Cornell senior forward Izzy Daniel has been chosen as the 2024 Patty Kazmaier Memorial Award winner.
The honors were presented Saturday afternoon at the Whittemore Center Arena in Durham, NH as part of the women’s Frozen Four weekend hosted by the University of New Hampshire. The ceremony aired live on NHL Network. The award, which is in its 27th year, is presented annually to the top player in NCAA Division I women’s hockey by the USA Hockey Foundation.
Daniel is the first winner from Cornell University.
An award of the USA Hockey Foundation, the Patty Kazmaier Memorial Award is annually presented to the top player in NCAA Division I women’s ice hockey. Selection criteria includes outstanding individual and team skills, sportsmanship, performance in the clutch, personal character, competitiveness and a love of hockey. Consideration is also given to academic achievement and civic involvement.
Daniel was selected from a group of three finalists that included senior forward Casey O’Brien (Wisconsin) and sophomore forward Kirsten Simms (Wisconsin).
When her name was called, Daniel said she was surprised and in the immediate aftermath of her win, she was struggling to describe how she felt.
“I think I just like blacked out to be honest. I was so shocked. It’s just a tremendous honor to hear my name called and have it associated with Patty Kazmaier and her legacy and her family and USA Hockey and everyone. It’s a surreal experience. I really don’t have any words right now,” she said.
Daniel mentioned some of the great players – Olympic medal winners – that have come through Cornell’s women’s hockey program and said she knows she’s representing them by finally bringing a Patty back to Ithaca. A player who didn’t always have confidence in herself or her abilities, the win is validation and a culmination of a career working to be better.
“This is a combination of all the hard work that I put in throughout my career and to finally hear myself recognize, it is a shock but I’m kind of like, you know what? I did it and I should be believing in myself because I can do it. This is definitely another confidence boost heading into the rest of my career,” said Daniel.
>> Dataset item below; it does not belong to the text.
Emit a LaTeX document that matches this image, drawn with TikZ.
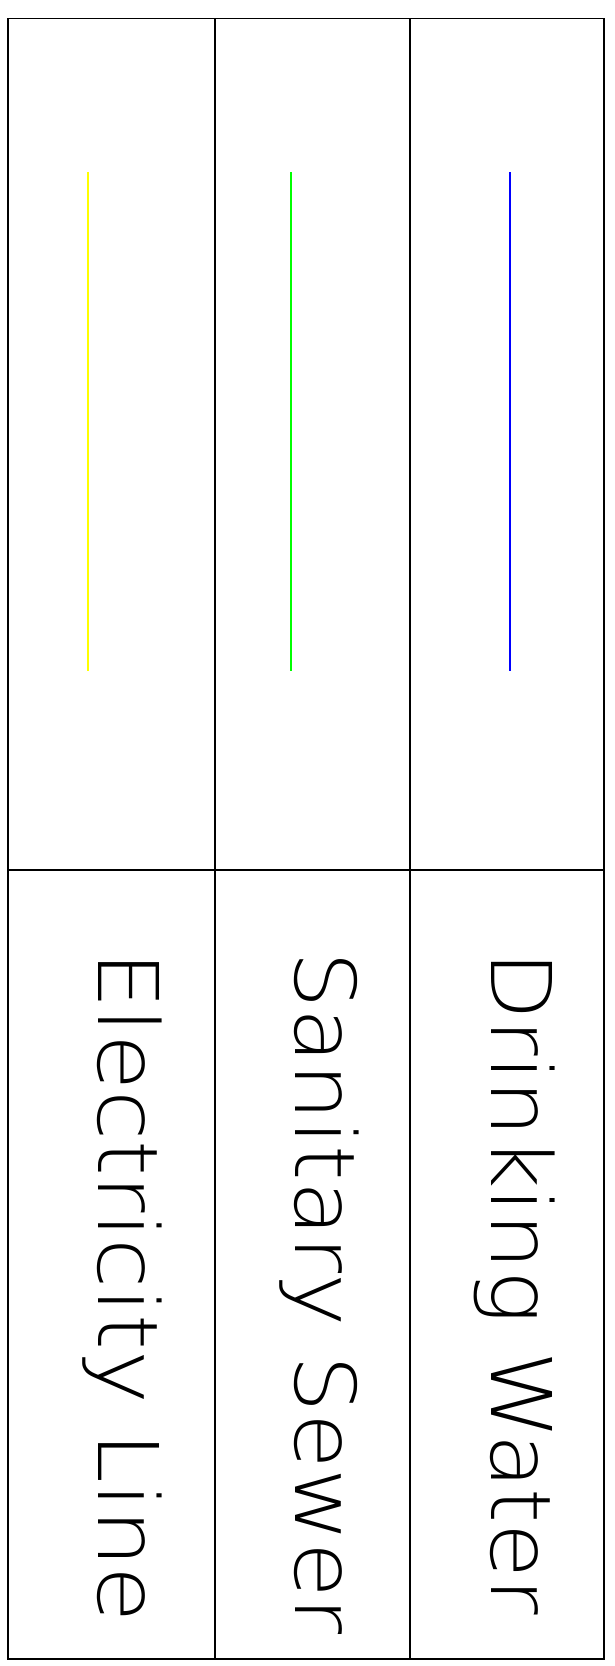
\documentclass[tikz,border=0pt]{standalone}
\usepackage{fontspec}
\usepackage{graphicx}
\newfontfamily\thinf{DejaVuSans-ExtraLight.ttf}
\definecolor{elecyellow}{RGB}{255,255,0}
\definecolor{sewgreen}{RGB}{0,255,0}
\definecolor{watblue}{RGB}{0,0,255}
\tikzset{
  frameline/.style={draw=black,line width=1.4pt},
  utilline/.style={line width=1.1pt},
  legendtext/.style={rotate=-90,anchor=base west,inner sep=0pt,outer sep=0pt,font=\thinf\fontsize{83.7}{90}\selectfont}
}
\begin{document}
\begin{tikzpicture}[x=1pt,y=-1pt]
\useasboundingbox (0,0) rectangle (614,1666);
% frame
\draw[frameline] (8,18.3) rectangle (604,1659);
\draw[frameline] (215,18.3) -- (215,1659);
\draw[frameline] (410,18.3) -- (410,1659);
\draw[frameline] (8,870) -- (604,870);
% utility lines
\coordinate (ytop) at (88,172);
\coordinate (ybot) at (88,671);
\coordinate (gtop) at (291,172);
\coordinate (gbot) at (291,671);
\coordinate (btop) at (510,172);
\coordinate (bbot) at (510,671);
\draw[utilline,elecyellow] (ytop) -- (ybot);
\draw[utilline,sewgreen] (gtop) -- (gbot);
\draw[utilline,watblue] (btop) -- (bbot);
% labels
\node[legendtext] (elec) at (98,951) {\resizebox{672pt}{\height}{Electricity Line}};
\node[legendtext] (sew) at (295,951) {\resizebox{684pt}{\height}{Sanitary Sewer}};
\node[legendtext] (wat) at (491,951) {\resizebox{664pt}{\height}{Drinking Water}};
\end{tikzpicture}
\end{document}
Having spent previous years focusing on hockey skills and strength training, Daniel put special emphasis on the offseason before her senior year on the mental side of her game – on trusting herself and the work she’s put in, on being confident and on using the highs and lows of a long hockey season to her advantage.
The result was a season where she helped lead the Big Red to a 25-8-1 record and a NCAA Regional Final appearance.
Along the way she was named ECAC Hockey Player of the Year and Forward of the Year. She was third in the nation with 1.74 points per game and amassed 59 points on 21 goals and 38 assists, which led her conference.
Daniel was not widely recruited out of college and did not play on the USA U-18 team. She’s a Minnesota native who chose to go far away from home for college and Cornell coach Doug Derraugh said he’s watched her progress throughout the years to become the player that won this award this season.
“Not being a part of your national team at a young age, I think that makes you start wondering whether you’re at that level and but to her credit, Izzy used that as fuel to get better and to work at her craft and now she is where she is,” said Derraugh.
It’s inspiring and should be a lesson to younger players to keep working hard, he said, describing the work Daniels put in not just on the ice and in the weight room, but studying game film and learning the game.
“I think it’s a good testament to show that you know, maybe you don’t get everything you want when you’re young but if you keep working out you keep studying the game, learning, getting better doing all those things. You can be up on the stage and win,” he said.
Daniel has the second highest GPA on the team, is one of the least penalized players among the Big Red and has become a leader on and off the ice. Derraugh has said she epitomizes the Patty Kazmaier Award from the moment she was in the running.
Holding the trophy after her win, Daniel took a moment to read the names of previous winners that were engraved along the bottom. It reinforced for her how monumental and important her win was. She has looked up to previous winners for much of her career, including 2022 winner Taylor Heise, who she was teammates with growing up in Minnesota.
“To have my name on the trophy with those types of players – it’s kind of like a ‘wow’ moment,” she said. “That I’m there with them in that elite company, it’s hard to put into words.”